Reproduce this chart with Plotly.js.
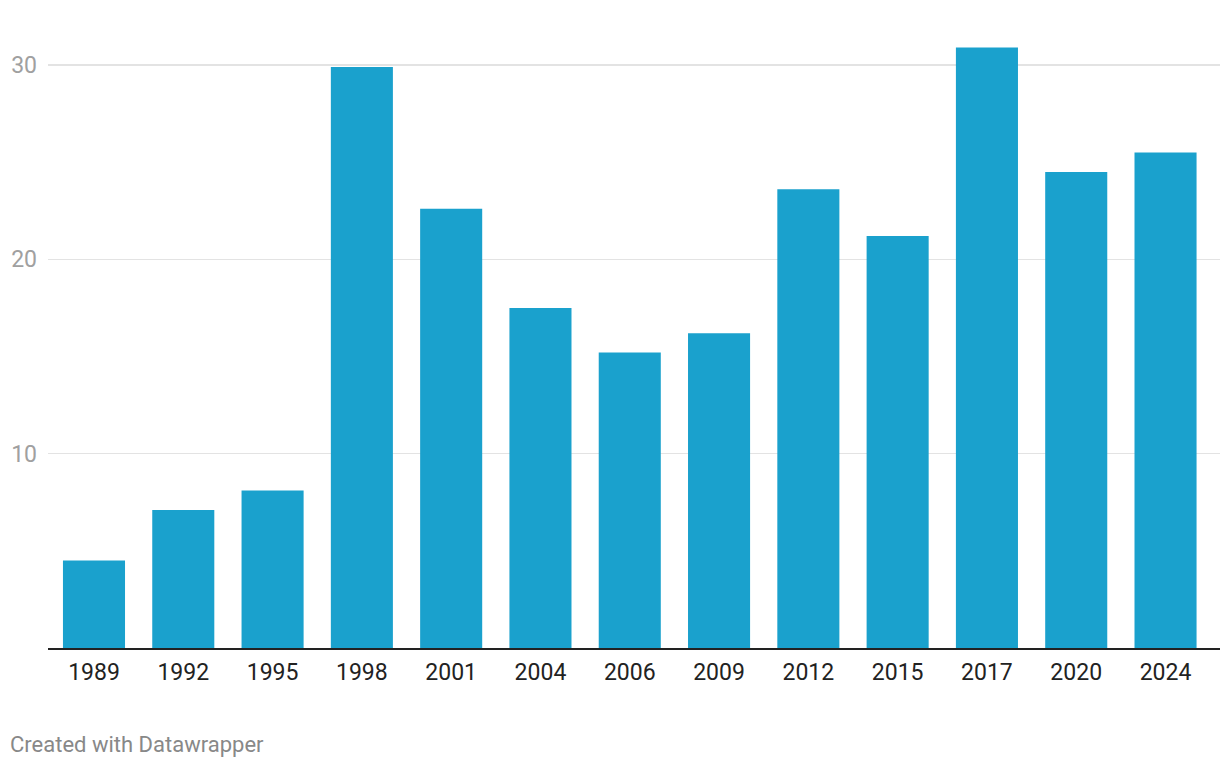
<!DOCTYPE html>
<html>
<head>
<meta charset="utf-8">
<script src="https://cdn.plot.ly/plotly-3.0.1.min.js"></script>
<style>
  html, body { margin: 0; padding: 0; background: #fff; }
  #chart { width: 1220px; height: 768px; }
</style>
</head>
<body>
<div id="chart"></div>
<script>
const years = ["1989","1992","1995","1998","2001","2004","2006","2009","2012","2015","2017","2020","2024"];
const values = [4.5, 7.1, 8.1, 29.9, 22.6, 17.5, 15.2, 16.2, 23.6, 21.2, 30.9, 24.5, 25.5];
const yTicks = [10, 20, 30];
const yTickLabels = ["10", "20", "30"];
const footerText = "Created with Datawrapper";

const trace = {
  type: "bar",
  x: years,
  y: values,
  marker: { color: "#1aa1cd" },
  hoverinfo: "x+y"
};

const layout = {
  width: 1220,
  height: 768,
  margin: { l: 48, r: 0, t: 10, b: 120 },
  paper_bgcolor: "#ffffff",
  plot_bgcolor: "#ffffff",
  bargap: 0.305,
  showlegend: false,
  font: { family: "Roboto, sans-serif" },
  xaxis: {
    type: "category",
    range: [-0.515, 12.61],
    showgrid: false,
    showline: true,
    linecolor: "#222222",
    linewidth: 2,
    ticks: "",
    tickfont: { size: 23, color: "#222222", family: "Roboto, sans-serif" },
    ticklabelstandoff: 2,
    fixedrange: true
  },
  yaxis: {
    range: [0, 32.83],
    tickvals: yTicks,
    ticktext: yTickLabels,
    showgrid: true,
    gridcolor: "#e3e3e3",
    gridwidth: 1.5,
    zeroline: false,
    showline: false,
    ticks: "",
    tickfont: { size: 23, color: "#a0a0a0", family: "Roboto, sans-serif" },
    ticklabelstandoff: 10,
    fixedrange: true
  },
  annotations: [{
    text: footerText,
    xref: "paper", yref: "paper",
    x: -40/1172, y: -0.152,
    xanchor: "left", yanchor: "middle",
    showarrow: false,
    font: { size: 22, color: "#888888", family: "Roboto, sans-serif" }
  }]
};

Plotly.newPlot("chart", [trace], layout, { displayModeBar: false, staticPlot: true });
</script>
</body>
</html>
───
» **EXERCISE PROMPT**
Leave out the pictures and retype every line above exactly.

» **FINAL RESULT**
Reproduce this chart with Plotly.js.
<!DOCTYPE html>
<html>
<head>
<meta charset="utf-8">
<script src="https://cdn.plot.ly/plotly-3.0.1.min.js"></script>
<style>
  html, body { margin: 0; padding: 0; background: #fff; }
  #chart { width: 1220px; height: 768px; }
</style>
</head>
<body>
<div id="chart"></div>
<script>
const years = ["1989","1992","1995","1998","2001","2004","2006","2009","2012","2015","2017","2020","2024"];
const values = [4.5, 7.1, 8.1, 29.9, 22.6, 17.5, 15.2, 16.2, 23.6, 21.2, 30.9, 24.5, 25.5];
const yTicks = [10, 20, 30];
const yTickLabels = ["10", "20", "30"];
const footerText = "Created with Datawrapper";

const trace = {
  type: "bar",
  x: years,
  y: values,
  marker: { color: "#1aa1cd" },
  hoverinfo: "x+y"
};

const layout = {
  width: 1220,
  height: 768,
  margin: { l: 48, r: 0, t: 10, b: 120 },
  paper_bgcolor: "#ffffff",
  plot_bgcolor: "#ffffff",
  bargap: 0.305,
  showlegend: false,
  font: { family: "Roboto, sans-serif" },
  xaxis: {
    type: "category",
    range: [-0.515, 12.61],
    showgrid: false,
    showline: true,
    linecolor: "#222222",
    linewidth: 2,
    ticks: "",
    tickfont: { size: 23, color: "#222222", family: "Roboto, sans-serif" },
    ticklabelstandoff: 2,
    fixedrange: true
  },
  yaxis: {
    range: [0, 32.83],
    tickvals: yTicks,
    ticktext: yTickLabels,
    showgrid: true,
    gridcolor: "#e3e3e3",
    gridwidth: 1.5,
    zeroline: false,
    showline: false,
    ticks: "",
    tickfont: { size: 23, color: "#a0a0a0", family: "Roboto, sans-serif" },
    ticklabelstandoff: 10,
    fixedrange: true
  },
  annotations: [{
    text: footerText,
    xref: "paper", yref: "paper",
    x: -40/1172, y: -0.152,
    xanchor: "left", yanchor: "middle",
    showarrow: false,
    font: { size: 22, color: "#888888", family: "Roboto, sans-serif" }
  }]
};

Plotly.newPlot("chart", [trace], layout, { displayModeBar: false, staticPlot: true });
</script>
</body>
</html>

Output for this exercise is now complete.